Как к физику-экспериментатору к П. С. Стрелкову никаких претензий нет и не может быть. Он очень целеустремленный и аккуратный экспериментатор, имеет огромный запас прочности, не только логический, но и экспериментальный. Поэтому ему всегда верят. И я уверен, что он внесет определяющий вклад в плазменную электронику. В этом ему придает значительную уверенность А. Г. Шкварунец, его ученик, блестящий физик с золотой головой, принадлежащий уже следующему поколению[19]. Однако не все качества П. С. Стрелкова мне нравятся. Да, он очень честен, требователен не только к другим, но и к себе. Вместе с тем он жесток и «уперт», просчеты и грехи не прощает и его трудно переубедить. Правда, в отделе многие грешат жестокостью. Например, когда умер И. Р. Геккер, никто даже не вздрогнул. Затравленный в отделе и объявленный «сексотом», он оказался в полной изоляции. Если бы он был таким, от травли не погиб бы. А люди в это не верят и не понимают. «Туда ему и дорога» — твердят и не понимают, что от переживаний человек может погибнуть.

Я думаю, со временем П. С. Стрелков исправится. Просто до сих пор он жил в тепличных условиях: дома — профессорский сынок, а на работе за широкой спиной М. С. Рабиновича и А. А. Рухадзе. Когда он поймет, почем фунт лиха, — станет мягче. Этот процесс уже начался — годы берут свое. Я считаю, что с этой проблемой он успешно справляется.
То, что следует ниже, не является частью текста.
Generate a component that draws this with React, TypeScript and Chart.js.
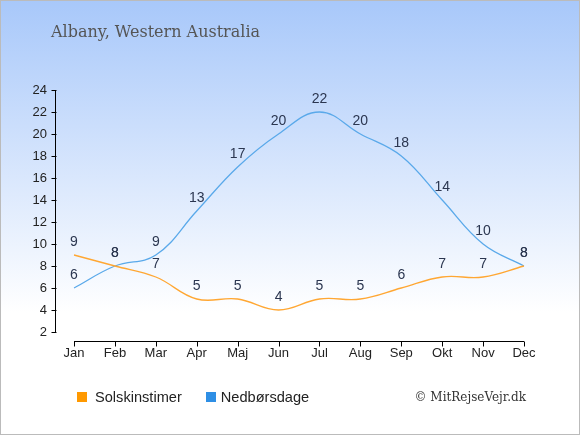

Вот и все, что я хотел бы сказать о моем секторе, который сейчас формально в другом отделе, но фактически со мной. Я еще хотел бы из этой лаборатории (сейчас так называется) «выжать» Государственную премию России, премию за создание новой области науки — релятивистской плазменной СВЧ-электроники. И это должна сделать лаборатория П. С. Стрелкова, лично он и его ученики, реализовать не только генератор, но и плазменный СВЧ-усилитель с перестраиваемой частотой и работающий в периодическом режиме. Я в это верю, я этого от них требую! Мои мечты сбылись — обе задачи в лаборатории успешно решены и в этом определяющая роль принадлежит П. С. Стрелкову.